Qual o preço que os homens de armas estão dispostos a pagar para ganhar uma batalha? A resposta para esta pergunta pode abranger desde decisões que levem à morte centenas de inocentes até a adoção de táticas de guerra inusitadas. O documento Capitulação proposta pelo M. Victor Hughes..., de 1809, guardado na Divisão de Manuscritos da Biblioteca Nacional, fornece indícios de uma inesperada estratégia por parte dos militares luso-brasileiros em guerra contra os franceses da Guiana. O procedimento singular consistia na libertação imediata de todos os escravos franco-guianenses que mudassem de lado e lutassem contra seus antigos donos.
Quando o documento foi lavrado, a família real portuguesa estava residindo no Brasil havia quase um ano, na tentativa de se proteger da invasão francesa de Portugal, que se aliara à Inglaterra, principal inimiga da França e de Napoleão. O conflito continental motivou a retaliação ao torrão francês da Guiana, levando luso-brasileiros e franceses a uma breve e pouco lembrada batalha. Embora de curta duração, a vitória portuguesa foi simbolicamente importante para a combalida nação – festejos e missas se seguiram às notícias do êxito. Além disso, a posse da colônia francesa tinha valor estratégico, já que havia indefinição das fronteiras que separavam os dois territórios, uma disputa intermitente que durava mais de um século.

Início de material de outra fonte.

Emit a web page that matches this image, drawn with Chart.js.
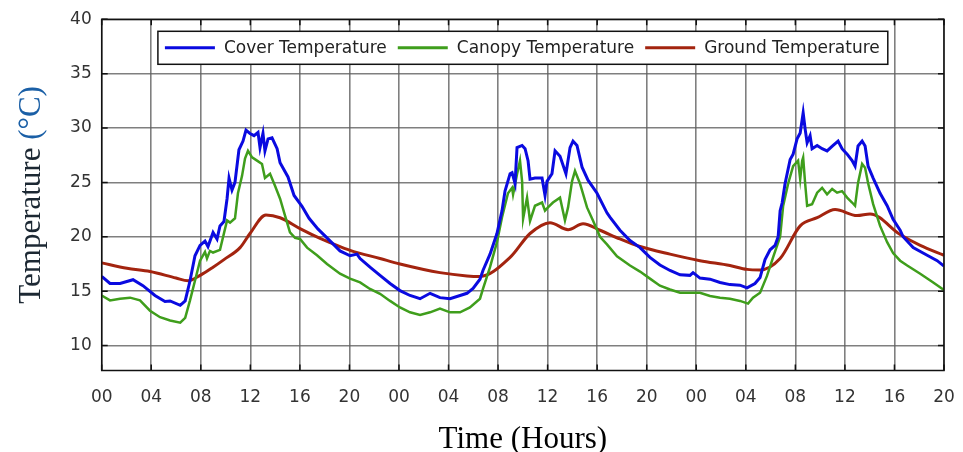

A derrota iminente das tropas francesas na Guiana nos primeiros dias de 1809 levou o governador da colônia sul-americana de Napoleão, Victor Hughes (1762-1826), a redigir sua capitulação. Lembrado como um político astuto, Hughes havia conseguido se manter nos quadros da política francesa mesmo diante das diversas reconfigurações de poder da Revolução Francesa. No episódio em questão, ele confirma sua “astúcia” elaborando uma narrativa que o exime de qualquer culpa pela derrota. A capitulação é um documento que estabelece as condições para que o exército em vias de ser derrotado se renda, evitando mais derramamento de sangue e garantindo uma retirada “honrosa” – com armas e bandeiras – dos perdedores. O “comissário” de Napoleão na colônia se vale da libertação dos escravos para justificar sua rendição.
No documento, redigido em francês, lê-se: “Ainda que os Postos avançados tenham sido tomados à força (...), deve-se declarar (...) que a rendição ocorre menos pela força do que pelo sistema destrutivo de libertar todos os escravos que fossem para o lado inimigo”. Dias antes da sua rendição, Victor Hughes pede por escrito aos oficiais portugueses e ingleses a confirmação de que eles “agiam em virtude das ordens de Sua Alteza Real o Príncipe Regente”. De posse da confirmação da ordem de libertar os escravos que trocassem de lado e com as tropas luso-brasileiras em seu encalço, Victor Hughes redige sua capitulação. Nela, afirma que a decisão de se render foi motivada pela necessidade de proteger os colonos contra os escravos rebelados e poupar as grandes fazendas – as habitations – dos incêndios ateados a várias delas. Ele percebe que os incêndios não eram fatos fortuitos de guerra, mas acontecimentos premeditados que poderiam levar ao aniquilamento da colônia: “Querendo então salvar a Colônia de uma destruição total e conservar os Súditos de seu Augusto Mestre que lhe deram tantas provas de apego e fidelidade, o Comissário de Sua Majestade Imperial e Real, Napoleão, entrega a Colônia às forças de Sua Alteza Real o Príncipe Regente D. João”.
A iniciativa de usar escravos como inimigos internos numa guerra foi, no mínimo, curiosa. Esse fato acabou manchando as celebrações pela conquista da Guiana Francesa junto à Corte portuguesa no Rio de Janeiro. Algumas pessoas próximas do príncipe regente D. João chegaram a externar seu descontentamento. Alegavam que tais ordens nunca teriam sido dadas. Tinham medo de que essa atitude abrisse um novo precedente e que a experiência de São Domingos – já então rebatizado de Haiti –, onde uma revolta de escravos pôs abaixo o domínio francês entre 1791 e 1804, se espalhasse pelos domínios americanos, atingindo a nova residência da monarquia e da nobreza de Portugal.